Six observations about the Supreme Court's Trinity Lutheran case
c. 2017 Religion News Service
(RNS) It may take years to fully grasp the import of the Supreme Court’s decision in Trinity Lutheran Church v. Comer, where the court ruled 7-2 that the state of Missouri had expressly and unjustifiably discriminated against a church by disqualifying it from receiving a public benefit (scrap tire to enhance playground safety) solely because of the church’s religious character.
But here are six initial observations about the ruling:
1. Who you are vs. what you do
The main opinion in the case, written by Chief Justice John Roberts, emphasizes that the focus should be on what entities do with government aid, not their religious character. In this respect, the decision can be counted as belated judicial validation of former President George W. Bush’s faith-based initiative.
Bush insisted religious bodies must not be disqualified from seeking government aid because of their religious character. What mattered was what they did, not who they were. Roberts’ opinion asserts this approach is essential to secure religious freedom, while the dissenting opinion (written by Justice Sonia Sotomayor and joined by Justice Ruth Bader Ginsburg) insists it leads to government support for faith and fosters religious dependence on and entanglement with the state, at least when direct aid flows to entities like churches.
2. The limiting footnote
Due to the fractured nature of the ruling, its scope is somewhat unclear and thus will now be a subject with which lower courts must grapple. A limiting footnote in Roberts’ opinion states: “This case involves express discrimination based on religious identity with respect to playground resurfacing,” not “religious uses of funding or other forms of discrimination.”
But the court majority split over this footnote, with Justices Anthony Kennedy, Samuel Alito and Elena Kagan supporting it, and Justices Clarence Thomas and Neil Gorsuch rejecting it.

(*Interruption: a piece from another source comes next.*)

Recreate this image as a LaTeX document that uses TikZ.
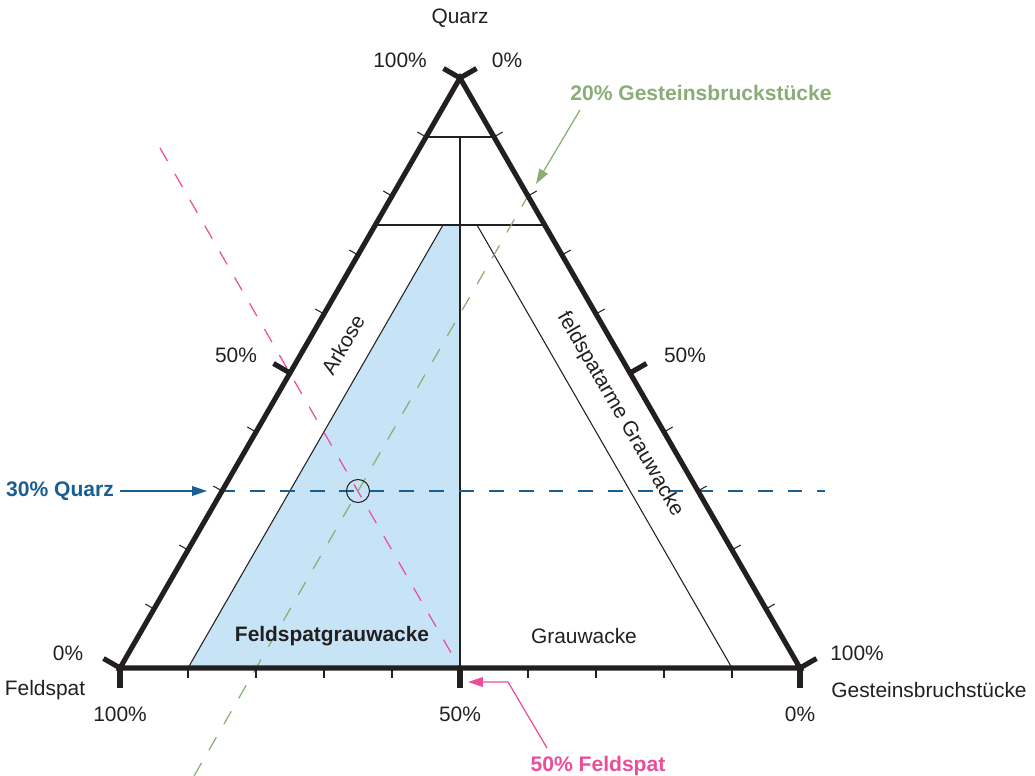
\documentclass[tikz,border=0pt]{standalone}
\usepackage{fontspec}
\setmainfont{Liberation Sans}
\usetikzlibrary{arrows.meta,calc}

\definecolor{rand}{HTML}{231F20}
\definecolor{feldblau}{HTML}{C6E4F6}
\definecolor{quarzblau}{HTML}{1A5F94}
\definecolor{feldpink}{HTML}{EA4E9B}
\definecolor{gesteingruen}{HTML}{8AAD77}

\begin{document}
\begin{tikzpicture}[
    x=0.02cm, y=-0.02cm,
    every node/.style={font=\fontsize{11.9}{14}\selectfont, text=rand},
    edge/.style={draw=rand, line width=2.9pt, line join=miter},
    fieldline/.style={draw=rand, line width=0.6pt},
    smalltick/.style={draw=rand, line width=0.6pt},
    bigtick/.style={draw=rand, line width=2.9pt},
    guide/.style={line width=0.7pt, dash pattern=on 8.5pt off 8.5pt},
    hint/.style={font=\fontsize{12}{14}\selectfont\bfseries},
    arr/.style={-{Triangle[length=8.5pt, width=5.5pt]}, line width=0.7pt},
]
    \useasboundingbox (0,0) rectangle (1035,776);

    % corners
    \coordinate (F) at (120,668);
    \coordinate (G) at (800,668);
    \coordinate (Q) at (460,78);

    % fields
    \fill[feldblau] (188,668) -- (443,225) -- (460,225) -- (460,668) -- cycle;
    \draw[fieldline] (426,137) -- (494,137);
    \draw[fieldline] (375,225) -- (545,225);
    \draw[fieldline] (460,137) -- (460,668);
    \draw[fieldline] (188,668) -- (443,225);
    \draw[fieldline] (477,225) -- (732,668);

    % reading lines
    \draw[guide, quarzblau] (220,491) -- (825,491);
    \draw[guide, feldpink] (160,148) -- (461,670);
    \draw[guide, gesteingruen] (194,776) -- (529,194);

    % triangle and ticks
    \draw[edge] (F) -- (G) -- (Q) -- cycle;
    \foreach \k in {1,2,3,4,6,7,8,9} {
        \draw[smalltick] ($(F)!\k/10!(G)$) -- ++(0,10);
        \draw[smalltick] ($(F)!\k/10!(Q)$) -- ++(-8.7,-5);
        \draw[smalltick] ($(G)!\k/10!(Q)$) -- ++(8.7,-5);
    }
    \foreach \k in {0,5,10} {
        \draw[bigtick] ($(F)!\k/10!(G)$) -- ++(0,20);
        \draw[bigtick] ($(F)!\k/10!(Q)$) -- ++(-16.5,-9.5);
        \draw[bigtick] ($(G)!\k/10!(Q)$) -- ++(16.5,-9.5);
    }

    \node[draw=rand, circle, line width=0.6pt, minimum size=0.46cm, inner sep=0pt] (schnitt) at (358,491) {};

    % axis labels
    \node (quarz) at (460,18) {Quarz};
    \node (q100) at (400,60) {100\%};
    \node (q0) at (507,60) {0\%};
    \node (l50) at (236,355) {50\%};
    \node (r50) at (685,355) {50\%};
    \node (f0) at (68,653) {0\%};
    \node (feldspat) at (45,690) {Feldspat};
    \node (f100) at (120,714) {100\%};
    \node (b50) at (460,714) {50\%};
    \node (b0) at (800,714) {0\%};
    \node (g100) at (857,653) {100\%};
    \node (gestein) at (929,690) {Gesteinsbruchstücke};

    % field names
    \node[rotate=60] (arkose) at (343,345) {Arkose};
    \node[rotate=-60] (fgrau) at (620,414) {feldspatarme Grauwacke};
    \node[font=\fontsize{11.9}{14}\selectfont\bfseries] (fsgrau) at (332,636) {Feldspatgrauwacke};
    \node (grau) at (584,636) {Grauwacke};

    % hints
    \node[hint, text=quarzblau] (lblQ) at (60,491) {30\% Quarz};
    \node[hint, text=feldpink] (lblF) at (598,766) {50\% Feldspat};
    \node[hint, text=gesteingruen] (lblG) at (701,93) {20\% Gesteinsbruckstücke};

    \coordinate (qtip) at (207,491);
    \coordinate (fstart) at (547,748);
    \coordinate (fbend) at (508,682);
    \coordinate (ftip) at (468,682);
    \coordinate (gstart) at (580,110);
    \coordinate (gtip) at (536,184);

    \draw[arr, quarzblau] (lblQ.east) -- (qtip);
    \draw[arr, feldpink] (fstart) -- (fbend) -- (ftip);
    \draw[arr, gesteingruen] (gstart) -- (gtip);
\end{tikzpicture}
\end{document}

To complicate matters further, Justice Stephen Breyer wrote separately to say the case stands only for the proposition that, just as religious entities cannot be denied services such as police and fire protection, they cannot be cut off from participation in government programs designed to protect the health and safety of children.
Given these features of the decision, the fact that restrictions similar to Missouri’s are embedded in many state laws and the court’s action on Tuesday (June 27), vacating a series of school aid decisions and remanding them for further consideration in light of Trinity Lutheran, the stage has been set for battles in the lower courts about the decision’s reach.

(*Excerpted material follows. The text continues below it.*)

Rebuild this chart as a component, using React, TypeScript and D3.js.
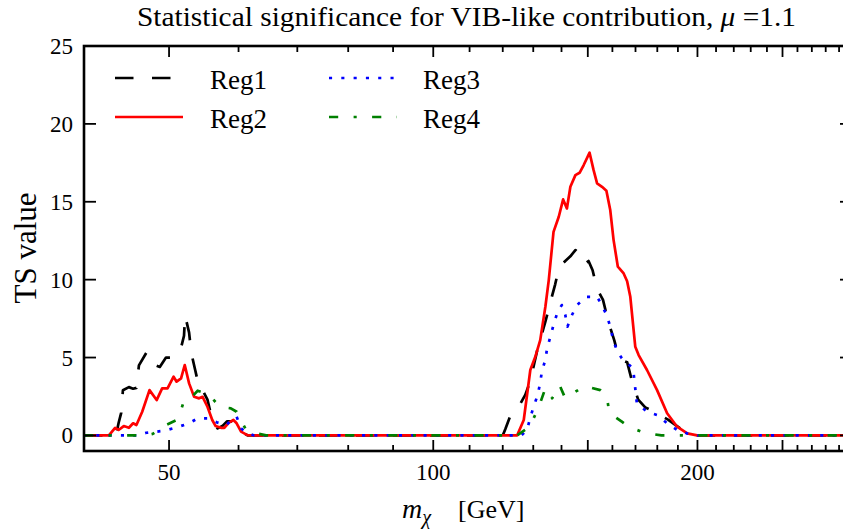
import React from "react";
import * as d3 from "d3";

type Pt = [number, number];

const reg1: Pt[] = [
  [40, 0], [43.5, 0], [43.8, 0.8], [44.1, 1.45], [44.3, 2.9], [45.0, 3.1], [45.5, 3.0], [45.9, 3.05],
  [46.2, 4.5], [47.1, 5.3], [47.8, 5.2], [48.3, 4.5], [48.8, 4.4], [49.6, 5.0], [50.5, 5.0], [51.5, 5.44],
  [52.0, 6.4], [52.15, 7.7], [52.7, 6.6], [53.0, 5.3], [53.5, 4.3], [54.1, 3.1], [54.6, 2.9], [55.3, 2.3],
  [56.0, 1.0], [56.8, 0.45], [57.5, 0.6], [58.2, 0.9], [59.0, 0.9], [59.7, 0.6], [60.5, 0.2], [61.5, 0],
  [115, 0], [116.5, 0.12], [118, 0.05], [120, 0], [120.8, 0.4], [122.3, 1.2], [125.0, 1.8], [127.3, 2.6],
  [129.0, 3.5], [131.4, 5.5], [134.2, 7.3], [135.9, 8.5], [137.7, 9.7], [139.1, 10.8], [141.4, 11.2],
  [143.3, 11.5], [145.2, 11.9], [147.1, 11.6], [148.7, 11.0], [150.3, 11.2], [151.9, 10.6], [153.7, 9.4],
  [156.1, 8.7], [158.3, 7.3], [160.8, 6.1], [162.5, 5.1], [164.6, 4.8], [166.3, 4.7], [168.6, 3.4],
  [171.2, 2.3], [174.4, 1.8], [178.8, 1.5], [185.3, 1.0], [191.7, 0.4], [197.2, 0], [300, 0],
];

const reg2: Pt[] = [
  [40, 0], [42.7, 0], [43.4, 0.49], [43.8, 0.35], [44.4, 0.6], [45.0, 0.49], [45.5, 0.78], [45.9, 0.67],
  [46.6, 1.52], [47.5, 2.91], [48.1, 2.48], [48.4, 2.27], [49.1, 3.02], [49.8, 3.02], [50.6, 3.77],
  [51.0, 3.45], [51.6, 3.66], [52.1, 4.52], [52.7, 3.34], [53.4, 2.48], [54.1, 2.38], [54.6, 2.48],
  [55.3, 1.84], [56.0, 0.99], [56.5, 0.6], [57.3, 0.49], [57.8, 0.49], [58.5, 0.82], [59.2, 0.99],
  [59.7, 0.78], [60.4, 0.24], [61.4, 0.02], [62.5, 0],
  [124.6, 0], [126.8, 0.99], [129.0, 4.2], [130.7, 5.05], [132.4, 6.12], [134.2, 8.26], [135.4, 9.97],
  [137.1, 13.07], [139.0, 14.04], [140.6, 15.15], [142.0, 14.57], [143.3, 15.96], [145.2, 16.71],
  [146.8, 16.86], [148.4, 17.36], [150.7, 18.15], [152.3, 17.03], [153.7, 16.18], [155.7, 15.96],
  [157.5, 15.71], [159.1, 14.47], [160.5, 12.54], [162.3, 10.83], [164.8, 10.4], [166.3, 9.9],
  [167.7, 8.9], [169.9, 5.69], [171.4, 5.16], [175.2, 4.2], [179.9, 2.91], [184.7, 1.42], [189.6, 0.56],
  [194.7, 0.13], [199.8, 0], [300, 0],
];

const reg3: Pt[] = [
  [40, 0], [46, 0], [47.1, 0.17], [49.4, 0.3], [51.3, 0.56], [52.7, 0.78], [53.9, 1.1], [55.3, 1.1],
  [56.8, 0.82], [58.1, 0.67], [59.2, 1.1], [59.7, 1.2], [60.4, 0.45], [61.4, 0.15], [62.5, 0],
  [126, 0], [127.9, 0.35], [129.0, 1.16], [130.2, 1.89], [131.5, 2.59], [132.4, 3.38], [133.0, 4.15],
  [134.2, 4.84], [134.8, 5.59], [135.9, 6.3], [137.1, 7.09], [138.4, 7.84], [140.1, 8.37], [141.4, 7.73],
  [142.2, 6.98], [143.9, 7.73], [145.8, 8.37], [149.4, 8.9], [153.7, 8.9], [155.5, 8.4], [157.6, 7.73],
  [159.1, 6.98], [160.2, 6.23], [161.8, 5.48], [164.0, 4.95], [168.9, 4.3], [169.5, 3.56], [170.6, 2.06],
  [175.2, 1.52], [179.9, 1.31], [184.7, 0.78], [189.6, 0.35], [194.7, 0.13], [200, 0], [300, 0],
];

const reg4: Pt[] = [
  [40, 0], [47, 0], [47.9, 0.1], [49.6, 0.67], [51.2, 1.03], [52.0, 2.23], [52.7, 2.3], [53.9, 2.87],
  [55.1, 2.7], [55.8, 2.48], [57.1, 1.84], [58.8, 1.74], [59.7, 1.52], [61.2, 0.35], [63.3, 0.1], [64.5, 0],
  [124.6, 0], [128.8, 0.56], [131.8, 1.78], [134.2, 3.02], [135.4, 2.91], [136.6, 2.38], [139.3, 3.23],
  [141.4, 2.38], [143.3, 2.59], [148.6, 3.17], [155.0, 2.91], [157.6, 2.59], [158.7, 1.46], [164.0, 0.88],
  [166.9, 0.56], [174.0, 0.17], [182.0, 0], [300, 0],
];

const seriesNames = ["Reg1", "Reg2", "Reg3", "Reg4"];
const xLabeledTicks = [50, 100, 200];
const xLongTicks = [50, 100, 150, 200, 250];
const xShortTicks = [60, 70, 80, 90, 110, 120, 130, 140, 160, 170, 180, 190, 210, 220, 230, 240, 260, 270, 280, 290];
const yTicks = [0, 5, 10, 15, 20, 25];

const W = 843;
const H = 530;
const L = 84, R = 852, T = 46, B = 451;
const FONT = "'Liberation Serif', 'DejaVu Serif', serif";

const styles = [
  { color: "#000000", dash: "18.5,18.5" },
  { color: "#ff0000", dash: "none" },
  { color: "#0000ff", dash: "3.1,9.2" },
  { color: "#008000", dash: "9.2,15.4,3.1,15.4" },
];

export default function App() {
  const x = d3.scaleLog().domain([40, 300]).range([L, R]);
  const y = d3.scaleLinear().domain([-1, 25]).range([B, T]);
  const line = d3.line<Pt>().x((d) => x(d[0])).y((d) => y(d[1]));
  const data = [reg1, reg2, reg3, reg4];
  const lw = 2.7;

  const legendItems = [
    { i: 0, lx: 115, ly: 78, tx: 210 },
    { i: 1, lx: 115, ly: 117, tx: 210 },
    { i: 2, lx: 329, ly: 78, tx: 423 },
    { i: 3, lx: 329, ly: 117, tx: 423 },
  ];

  return (
    <svg width={W} height={H} style={{ position: "absolute", left: 0, top: 0, background: "#fff" }}
      fontFamily={FONT}>
      <rect x={0} y={0} width={W} height={H} fill="#fff" />
      <defs>
        <clipPath id="plot">
          <rect x={L} y={T} width={R - L} height={B - T} />
        </clipPath>
      </defs>
      <g clipPath="url(#plot)">
        {data.map((d, i) => (
          <path key={i} d={line(d) || ""} fill="none" stroke={styles[i].color} strokeWidth={lw}
            strokeDasharray={styles[i].dash} strokeLinejoin="round" />
        ))}
      </g>
      <g stroke="#000" strokeWidth={1.8}>
        {xLongTicks.map((t) => (
          <g key={"xl" + t}>
            <line x1={x(t)} x2={x(t)} y1={B} y2={B - 11} />
            <line x1={x(t)} x2={x(t)} y1={T} y2={T + 11} />
          </g>
        ))}
        {xShortTicks.map((t) => (
          <g key={"xs" + t}>
            <line x1={x(t)} x2={x(t)} y1={B} y2={B - 6} />
            <line x1={x(t)} x2={x(t)} y1={T} y2={T + 6} />
          </g>
        ))}
        {yTicks.map((t) => (
          <g key={"y" + t}>
            <line x1={L} x2={L + 12} y1={y(t)} y2={y(t)} />
            <line x1={R} x2={R - 12} y1={y(t)} y2={y(t)} />
          </g>
        ))}
      </g>
      <rect x={L} y={T} width={R - L} height={B - T} fill="none" stroke="#000" strokeWidth={2.6} />
      {xLabeledTicks.map((t) => (
        <text key={"xt" + t} x={x(t)} y={480} fontSize={23} textAnchor="middle" fill="#000">{t}</text>
      ))}
      {yTicks.map((t) => (
        <text key={"yt" + t} x={73} y={y(t) + 8} fontSize={23} textAnchor="end" fill="#000">{t}</text>
      ))}
      <text x={137} y={26} fontSize={27} textLength={659} lengthAdjust="spacingAndGlyphs" fill="#000">
        Statistical significance for VIB-like contribution, <tspan fontStyle="italic">μ</tspan> =1.1
      </text>
      <text transform={`translate(36,248) rotate(-90)`} fontSize={31} textAnchor="middle" fill="#000">TS value</text>
      <text x={402} y={518} fontSize={28} fill="#000">
        <tspan fontStyle="italic">m</tspan>
        <tspan fontStyle="italic" fontSize={20} dy={6}>χ</tspan>
      </text>
      <text x={458} y={518} fontSize={26} fill="#000">[GeV]</text>
      {legendItems.map((it) => (
        <g key={"lg" + it.i}>
          <line x1={it.lx} x2={it.lx + 68} y1={it.ly} y2={it.ly} stroke={styles[it.i].color}
            strokeWidth={lw} strokeDasharray={styles[it.i].dash} />
          <text x={it.tx} y={it.ly + 11} fontSize={27} fill="#000">{seriesNames[it.i]}</text>
        </g>
      ))}
    </svg>
  );
}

3. Conditions on government aid
The next phase of the debate is also likely to focus on certain conditions that follow government aid. For example, some states and localities have placed, or will place, conditions on government aid that prohibit recipients from discriminating on the basis of religion, sexual orientation and/or gender identity.
If a religious body objects to certain applications of these conditions, must the state still permit it to compete for the aid? While some justices emphasized that Trinity Lutheran left such issues for another day, these battles have been brewing and will now be considered in light of this decision.
4. Gorsuch’s thinking
In his first writings as a Supreme Court justice in a church-state case, Gorsuch sounded a lot like Justice Antonin Scalia. In a separate opinion partially concurring with Roberts’ opinion, Gorsuch seemed to suggest that the state might not only be required to refrain from disqualifying entities from aid programs based on their religious character but also to extend aid to religious as well as nonreligious entities even when the aid would be used for religious activities.
Current law bars the government from allowing direct aid to subsidize religious activities. It appears Gorsuch does not subscribe to this principle. Neither did Scalia.
5. The four more progressive justices disagree
Kagan and Breyer read the First Amendment’s free exercise clause more broadly than Sotomayor and Ginsburg do, and its establishment clause more narrowly. Sotomayor and Ginsburg asserted that the establishment clause does not allow Missouri to grant the church’s funding request. Alternatively, they said Missouri should be permitted to deny the aid due to concerns about governmental advancement of religion.
Perhaps because both Kagan and Breyer have worked in other branches of the federal government and understand the degree to which churches and other religious organizations are already included in a wide range of aid programs, they were uncomfortable shutting out houses of worship simply because of their religious identity.
It seems very likely, however, that these four justices will be more aligned in future cases involving what all of them would consider to be religious uses of government aid and perhaps also in cases involving certain conditions following government funds.
6. The continuing search for consensus
Chief Justice Roberts remains committed to the goal of building greater cohesion on the court. Unlike some other church-state decisions, this ruling did not split neatly along party lines. Two justices who were appointed by Democratic presidents (Kagan and Breyer) agreed with five justices who were appointed by Republican presidents (Roberts, Kennedy, Thomas, Alito and Gorsuch) on the result.
In 2006, a newly minted Chief Justice Roberts said, “There are clear benefits to a greater degree of consensus on the court,” and he noted that speaking with one voice helps “promote clarity and guidance for the lawyers and for the lower courts.”
The key, he said, is to rule on the narrowest grounds possible. It appears that Roberts tried mightily to meet these goals in this case, with only partial success.
Now the divisions revealed in the ruling will be fodder for church-state debates for months and likely years to come.